The next day we headed to the Fuya Fuya caldera. We made it up to a little lake in a landrover (all 7 of us) but then we had to walk up to the peak. In reality it was not much higher, I would estimate 300 to 400 m higher, but the thick is that the peak is at 4263 m, that is meters!! not feet!). At that height oxygen is in short supply. I think if I had been on my own I would have gone up a little, looked around and walked back again. But I was in a group of people in their twenties and they kept waiting for me and so I had to keep going. Towards the end I had to rest just about every ten steps. But I eventually crawled up to the very top. As it turned out it was just before noon on December 2. Since I was born on that date, just before midnight and the time difference between Ecuador and central Europe is 6 hours, I made it to 4263 m at the exact moment of my birthday. So now I have something to brag about for a while.
Quilotoa
The destination of our trip the next weekend was another lake in a crater of an extinct volcano. This one is located south of Ecuador and a little bit more off the beaten track than Otavalo. First we took a bus headed south along the Pan American Highway to a town of Latacunga. The road goes through the central valley which is on both sides bordered by many volcanoes. When Alexander von Humblold passed through here he called it the Volcanic Alley. Really, quite impressive.
In Latacunga we changed busses and headed west, towards a town of Zumbagua which is known for a very authentic indian market . Sheep stew, bananas, carrots, live pigs, chickens and guinea pigs (local delicacy). Even though the busses still carry a big load on the roof they are quite modern and comfortable, much more so that the busses one takes in Guatemala.
In Zumbagua we found a ride on a pickup which was going to our final destination. The Quilotoa lake is quite spectacular. It comes in and out of clouds and changes appearance every few minutes, it is impossible to do it justice with a few photos .
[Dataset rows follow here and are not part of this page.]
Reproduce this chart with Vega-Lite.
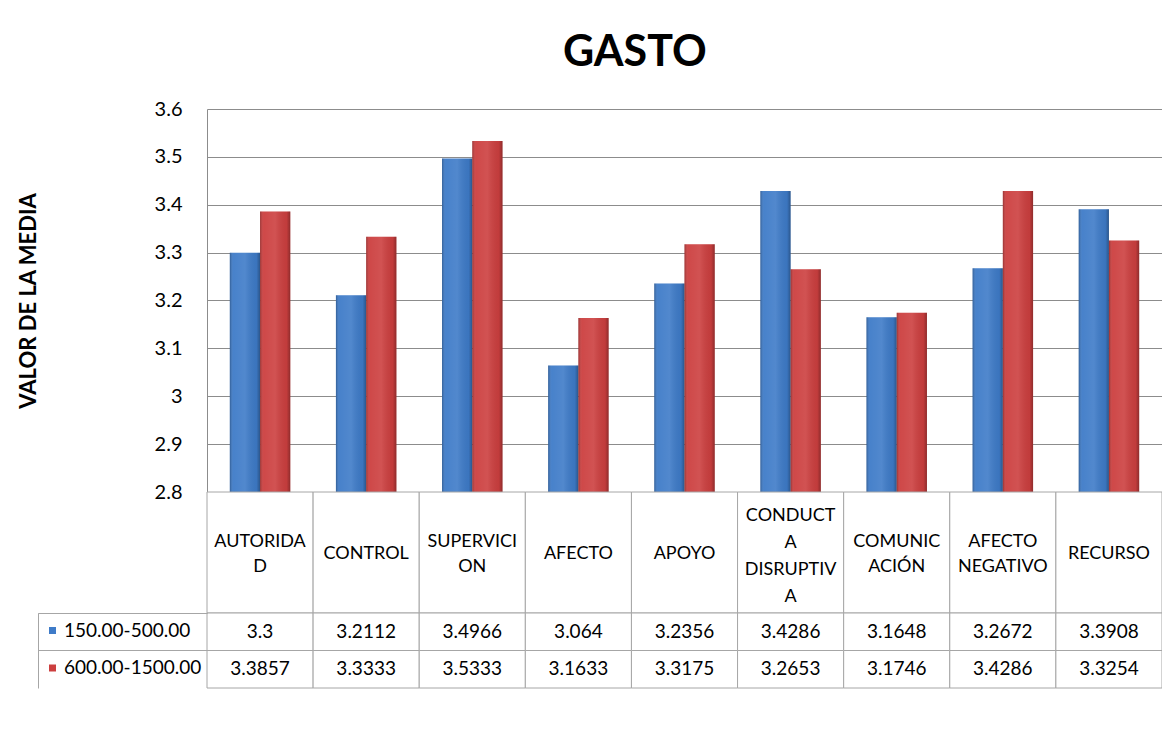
{
  "$schema": "https://vega.github.io/schema/vega-lite/v6.json",
  "background": "white",
  "padding": {"left": 17, "top": 32, "right": 0, "bottom": 0},
  "config": {"font": "Lato", "view": {"stroke": null}},
  "title": {"text": "GASTO", "fontSize": 43, "font": "Lato", "fontWeight": "bold", "color": "black", "anchor": "middle", "offset": 24, "dx": 45},
  "spacing": 0,
  "bounds": "flush",
  "datasets": {
    "medias": [
      {"categoria": "AUTORIDAD", "serie": "150.00-500.00", "valor": 3.3},
      {"categoria": "AUTORIDAD", "serie": "600.00-1500.00", "valor": 3.3857},
      {"categoria": "CONTROL", "serie": "150.00-500.00", "valor": 3.2112},
      {"categoria": "CONTROL", "serie": "600.00-1500.00", "valor": 3.3333},
      {"categoria": "SUPERVICION", "serie": "150.00-500.00", "valor": 3.4966},
      {"categoria": "SUPERVICION", "serie": "600.00-1500.00", "valor": 3.5333},
      {"categoria": "AFECTO", "serie": "150.00-500.00", "valor": 3.064},
      {"categoria": "AFECTO", "serie": "600.00-1500.00", "valor": 3.1633},
      {"categoria": "APOYO", "serie": "150.00-500.00", "valor": 3.2356},
      {"categoria": "APOYO", "serie": "600.00-1500.00", "valor": 3.3175},
      {"categoria": "CONDUCTA DISRUPTIVA", "serie": "150.00-500.00", "valor": 3.4286},
      {"categoria": "CONDUCTA DISRUPTIVA", "serie": "600.00-1500.00", "valor": 3.2653},
      {"categoria": "COMUNICACIÓN", "serie": "150.00-500.00", "valor": 3.1648},
      {"categoria": "COMUNICACIÓN", "serie": "600.00-1500.00", "valor": 3.1746},
      {"categoria": "AFECTO NEGATIVO", "serie": "150.00-500.00", "valor": 3.2672},
      {"categoria": "AFECTO NEGATIVO", "serie": "600.00-1500.00", "valor": 3.4286},
      {"categoria": "RECURSO", "serie": "150.00-500.00", "valor": 3.3908},
      {"categoria": "RECURSO", "serie": "600.00-1500.00", "valor": 3.3254}
    ],
    "categorias": [
      {"categoria": "AUTORIDAD", "etiqueta": "AUTORIDA\nD"},
      {"categoria": "CONTROL", "etiqueta": "CONTROL"},
      {"categoria": "SUPERVICION", "etiqueta": "SUPERVICI\nON"},
      {"categoria": "AFECTO", "etiqueta": "AFECTO"},
      {"categoria": "APOYO", "etiqueta": "APOYO"},
      {"categoria": "CONDUCTA DISRUPTIVA", "etiqueta": "CONDUCT\nA\nDISRUPTIV\nA"},
      {"categoria": "COMUNICACIÓN", "etiqueta": "COMUNIC\nACIÓN"},
      {"categoria": "AFECTO NEGATIVO", "etiqueta": "AFECTO\nNEGATIVO"},
      {"categoria": "RECURSO", "etiqueta": "RECURSO"}
    ]
  },
  "vconcat": [
    {
      "width": 955,
      "height": 383,
      "data": {"name": "medias"},
      "encoding": {
        "x": {"field": "categoria", "type": "nominal", "sort": null,
          "scale": {"domain": ["AUTORIDAD", "CONTROL", "SUPERVICION", "AFECTO", "APOYO", "CONDUCTA DISRUPTIVA", "COMUNICACIÓN", "AFECTO NEGATIVO", "RECURSO"], "paddingInner": 0.43, "paddingOuter": 0.215},
          "axis": null},
        "xOffset": {"field": "serie", "type": "nominal", "scale": {"domain": ["150.00-500.00", "600.00-1500.00"], "paddingInner": 0, "paddingOuter": 0}},
        "y": {"field": "valor", "type": "quantitative",
          "scale": {"domain": [2.8, 3.6], "zero": false, "nice": false},
          "axis": {"values": [2.8, 2.9, 3, 3.1, 3.2, 3.3, 3.4, 3.5, 3.6], "format": "~g", "grid": true, "gridColor": "#8c8c8c", "gridWidth": 1, "domain": true, "domainColor": "#8c8c8c", "ticks": false, "labelPadding": 25, "labelFontSize": 20, "labelColor": "#000000", "title": "VALOR DE LA MEDIA", "titleFontSize": 22, "titleFontWeight": "bold", "titleColor": "#000000", "titlePadding": 114}},
        "y2": {"datum": 2.8}
      },
      "layer": [
        {
          "mark": {"type": "bar"},
          "encoding": {
            "color": {"field": "serie", "type": "nominal",
              "scale": {"domain": ["150.00-500.00", "600.00-1500.00"], "range": ["#3e7bc8", "#cc3f3f"]},
              "legend": {"orient": "none", "legendX": -164, "legendY": 512, "title": null, "symbolType": "square", "symbolSize": 49, "symbolStrokeWidth": 0, "labelFontSize": 19, "labelOffset": 2, "labelColor": "#000000", "rowPadding": 17.5}}
          }
        },
        {
          "mark": {"type": "bar", "fill": {"gradient": "linear", "x1": 0, "y1": 0, "x2": 1, "y2": 0, "stops": [
            {"offset": 0, "color": "rgba(0,0,0,0.25)"},
            {"offset": 0.12, "color": "rgba(255,255,255,0.05)"},
            {"offset": 0.5, "color": "rgba(255,255,255,0.1)"},
            {"offset": 0.88, "color": "rgba(0,0,0,0.05)"},
            {"offset": 1, "color": "rgba(0,0,0,0.3)"}
          ]}}
        }
      ]
    },
    {
      "width": 955,
      "height": 121,
      "data": {"name": "categorias"},
      "encoding": {
        "x": {"field": "categoria", "type": "nominal", "sort": null,
          "scale": {"domain": ["AUTORIDAD", "CONTROL", "SUPERVICION", "AFECTO", "APOYO", "CONDUCTA DISRUPTIVA", "COMUNICACIÓN", "AFECTO NEGATIVO", "RECURSO"], "paddingInner": 0, "paddingOuter": 0},
          "axis": null}
      },
      "layer": [
        {"mark": {"type": "bar", "fill": "white", "stroke": "#a6a6a6", "strokeWidth": 1}},
        {"transform": [{"filter": "length(split(datum.etiqueta, '\\n')) == 1"}],
          "mark": {"type": "text", "lineBreak": "\n", "fontSize": 18, "lineHeight": 25, "baseline": "middle", "color": "#000000", "dy": 1},
          "encoding": {"text": {"field": "etiqueta"}}},
        {"transform": [{"filter": "length(split(datum.etiqueta, '\\n')) == 2"}],
          "mark": {"type": "text", "lineBreak": "\n", "fontSize": 18, "lineHeight": 25, "baseline": "middle", "color": "#000000", "dy": -11},
          "encoding": {"text": {"field": "etiqueta"}}},
        {"transform": [{"filter": "length(split(datum.etiqueta, '\\n')) == 4"}],
          "mark": {"type": "text", "lineBreak": "\n", "fontSize": 18, "lineHeight": 27, "baseline": "middle", "color": "#000000", "dy": -37},
          "encoding": {"text": {"field": "etiqueta"}}}
      ]
    },
    {
      "width": 955,
      "height": 75,
      "data": {"name": "medias"},
      "encoding": {
        "x": {"field": "categoria", "type": "nominal", "sort": null,
          "scale": {"domain": ["AUTORIDAD", "CONTROL", "SUPERVICION", "AFECTO", "APOYO", "CONDUCTA DISRUPTIVA", "COMUNICACIÓN", "AFECTO NEGATIVO", "RECURSO"], "paddingInner": 0, "paddingOuter": 0},
          "axis": null},
        "y": {"field": "serie", "type": "nominal",
          "scale": {"domain": ["150.00-500.00", "600.00-1500.00"], "paddingInner": 0, "paddingOuter": 0},
          "axis": {"orient": "left", "offset": 169, "tickSize": -169, "bandPosition": 0, "tickExtra": true, "labels": false, "title": null, "domain": true, "domainColor": "#a6a6a6", "tickColor": "#a6a6a6"}}
      },
      "layer": [
        {"mark": {"type": "rect", "fill": "white", "stroke": "#a6a6a6", "strokeWidth": 1}},
        {"mark": {"type": "text", "fontSize": 19, "color": "#000000"},
          "encoding": {"text": {"field": "valor", "type": "nominal"}}}
      ]
    }
  ]
}
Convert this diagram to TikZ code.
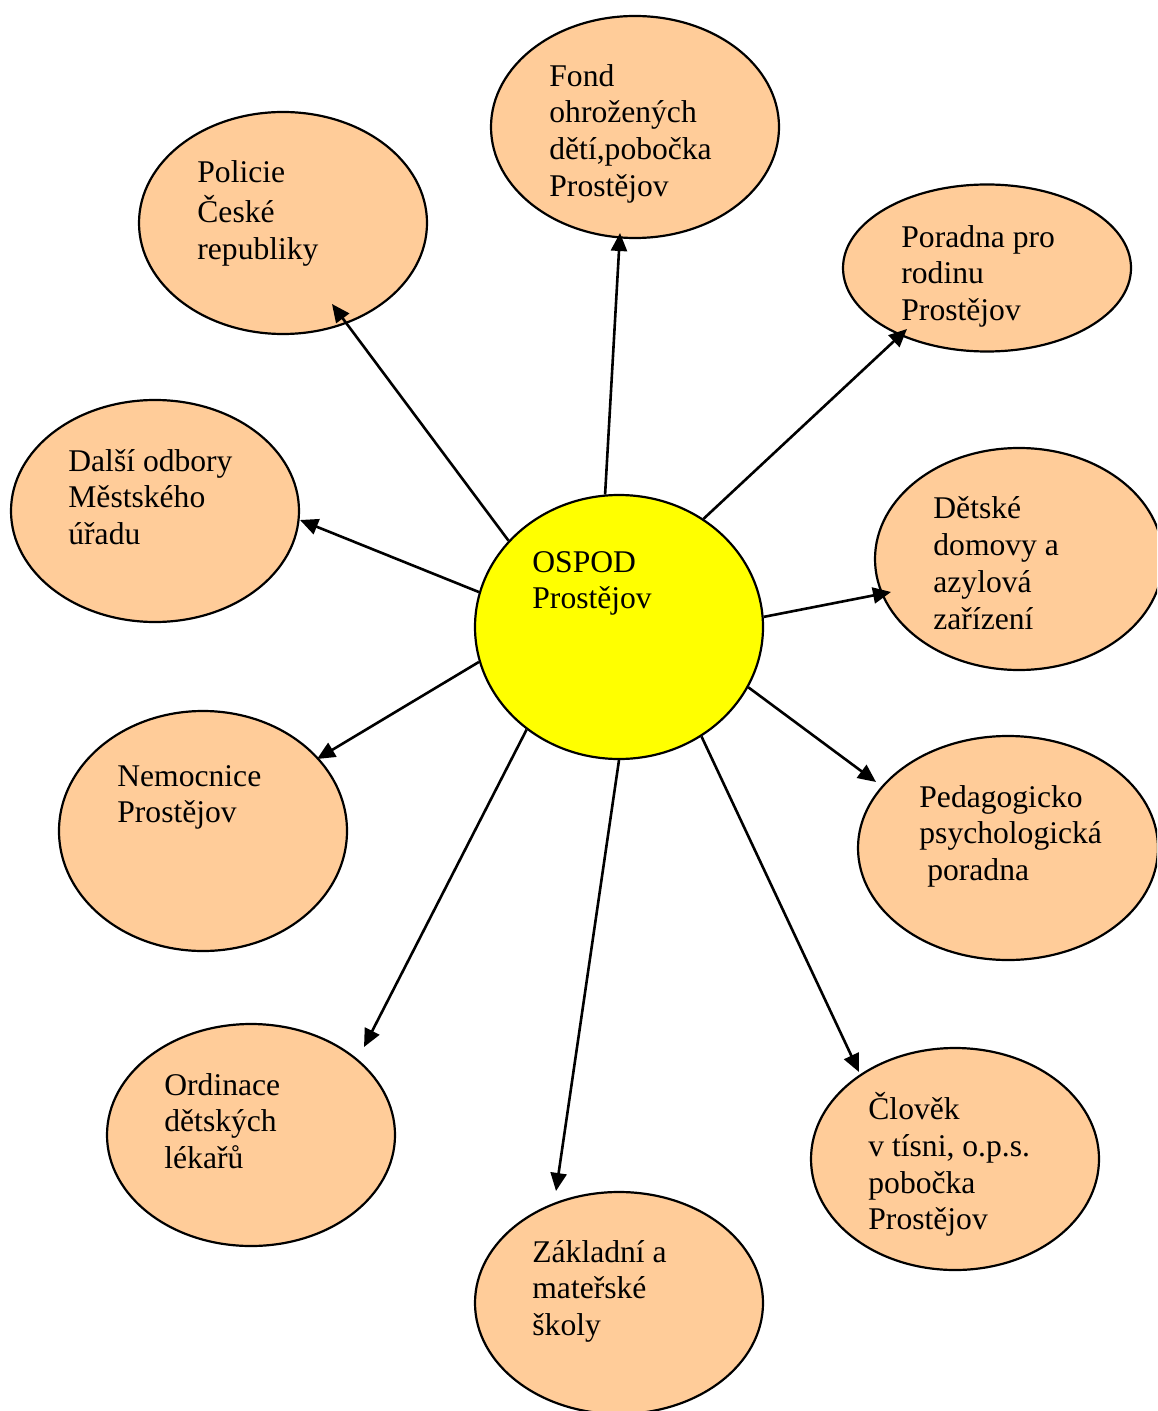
\documentclass[tikz,border=0pt]{standalone}
\usepackage{fontspec}
\setmainfont{Liberation Serif}
\usetikzlibrary{arrows.meta,shapes.geometric}
\definecolor{peach}{HTML}{FFCC99}
\definecolor{ospodyellow}{HTML}{FFFF00}
\begin{document}
\begin{tikzpicture}[x=0.5pt,y=-0.5pt,
  bubble/.style={ellipse, draw=black, line width=1.1pt, fill=peach, inner sep=0pt,
                 minimum width=144pt, minimum height=111pt},
  txt/.style={anchor=north west, inner sep=0pt, align=left,
              font=\fontsize{15.8}{18.4}\selectfont},
  link/.style={line width=1.3pt, -{Triangle[length=9pt,width=8pt]}}
]
\useasboundingbox (0,0) rectangle (1157,1411);
\clip (0,0) rectangle (1157,1411);

% ellipses
\node[bubble] (policie) at (283,223) {};
\node[bubble] (fond) at (635,127) {};
\node[bubble, minimum height=83.5pt] (poradna) at (987,268) {};
\node[bubble] (dalsi) at (155,511) {};
\node[bubble, fill=ospodyellow, minimum height=132pt] (ospod) at (619,627) {};
\node[bubble] (detske) at (1019,559) {};
\node[bubble, minimum height=120pt] (nemocnice) at (203,831) {};
\node[bubble, minimum width=150pt, minimum height=112pt] (pedag) at (1008,848) {};
\node[bubble] (ordinace) at (251,1135) {};
\node[bubble] (zakladni) at (619,1303) {};
\node[bubble] (clovek) at (955,1159) {};

% arrow tips
\coordinate (tPolicie) at (332,304);
\coordinate (tFond) at (620,233);
\coordinate (tPoradna) at (907,329);
\coordinate (tDalsi) at (300,520);
\coordinate (tDetske) at (891,592);
\coordinate (tNemocnice) at (317,759);
\coordinate (tPedag) at (876,782);
\coordinate (tOrdinace) at (364,1047);
\coordinate (tZakladni) at (556,1191);
\coordinate (tClovek) at (859,1072);

% connectors
\draw[link] (ospod.142.8) -- (tPolicie);
\draw[link] (ospod.96.5) -- (tFond);
\draw[link] (ospod.52.9) -- (tPoradna);
\draw[link] (ospod.166.2) -- (tDalsi);
\draw[link] (ospod.4.4) -- (tDetske);
\draw[link] (ospod.194.5) -- (tNemocnice);
\draw[link] (ospod.-25.7) -- (tPedag);
\draw[link] (ospod.228.6) -- (tOrdinace);
\draw[link] (ospod.-90) -- (tZakladni);
\draw[link] (ospod.-53.6) -- (tClovek);

% texts
\node[txt] (xPolicie) at (197,156) {\strut Policie\\České\\republiky};
\node[txt] (xFond) at (549,60) {\strut Fond\\ohrožených\\dětí,pobočka\\Prostějov};
\node[txt] (xPoradna) at (901,221) {\strut Poradna pro\\rodinu\\Prostějov};
\node[txt] (xDalsi) at (68,445) {\strut Další odbory\\Městského\\úřadu};
\node[txt] (xOspod) at (532,546) {\strut OSPOD\\Prostějov};
\node[txt] (xDetske) at (933,492.5) {\strut Dětské\\domovy a\\azylová\\zařízení};
\node[txt] (xNemocnice) at (117,760) {\strut Nemocnice\\Prostějov};
\node[txt] (xPedag) at (919,781) {\strut Pedagogicko\\psychologická\\\hspace*{0.25em}poradna};
\node[txt] (xOrdinace) at (164,1069) {\strut Ordinace\\dětských\\lékařů};
\node[txt] (xZakladni) at (532,1236) {\strut Základní a\\mateřské\\školy};
\node[txt] (xClovek) at (868,1092) {\strut Člověk\\v tísni, o.p.s.\\pobočka\\Prostějov};
\end{tikzpicture}
\end{document}
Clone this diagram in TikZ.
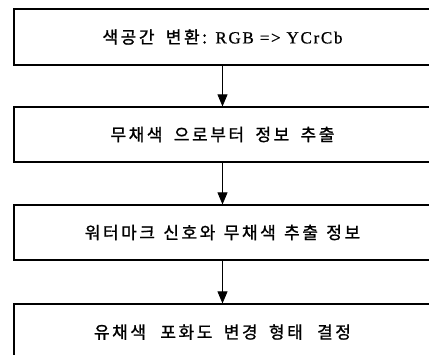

We spent the night at the top of the volcano. The accommodation was basic , but the price was right and there was no other choice. Over the last few years the lake, in spite of its location, has become quite popular with the backpacking crowd and so the supper in the main hut was very international, mostly European, but also a young man from Calgary. Supper was also reasonably priced, and since they just ran out of chicken I had to go for the most expensive item on the menu - guinea pig with potatoes. Since this is basically the birthplace of potato cultivation it I could not get a more authentic meal. At night I started to understand the Inca worship of the sun. When it goes down, even though we were at the equator, it got very cold. I was thankful for my Andean hat which I bought in Otavalo for a dollar. When the sun came up though, everything was fine. Took a picture with the owner don Humberto and his family and headed back to Quito. Going down is easier than up and so we walked for a couple of hours before catching a ride on a pickup. The area is fairly dry and so in spite of the low temperatures the roads are lined with cacti .
The equator
Of course no visit to Ecuador would be complete without a trip to the geographic feature which gave it its name. It lies on the outskirts of Quito and I could not resist the temptation to get the typical tourist photo . One foot in the north and the other in the south hemisphere. It did not hurt.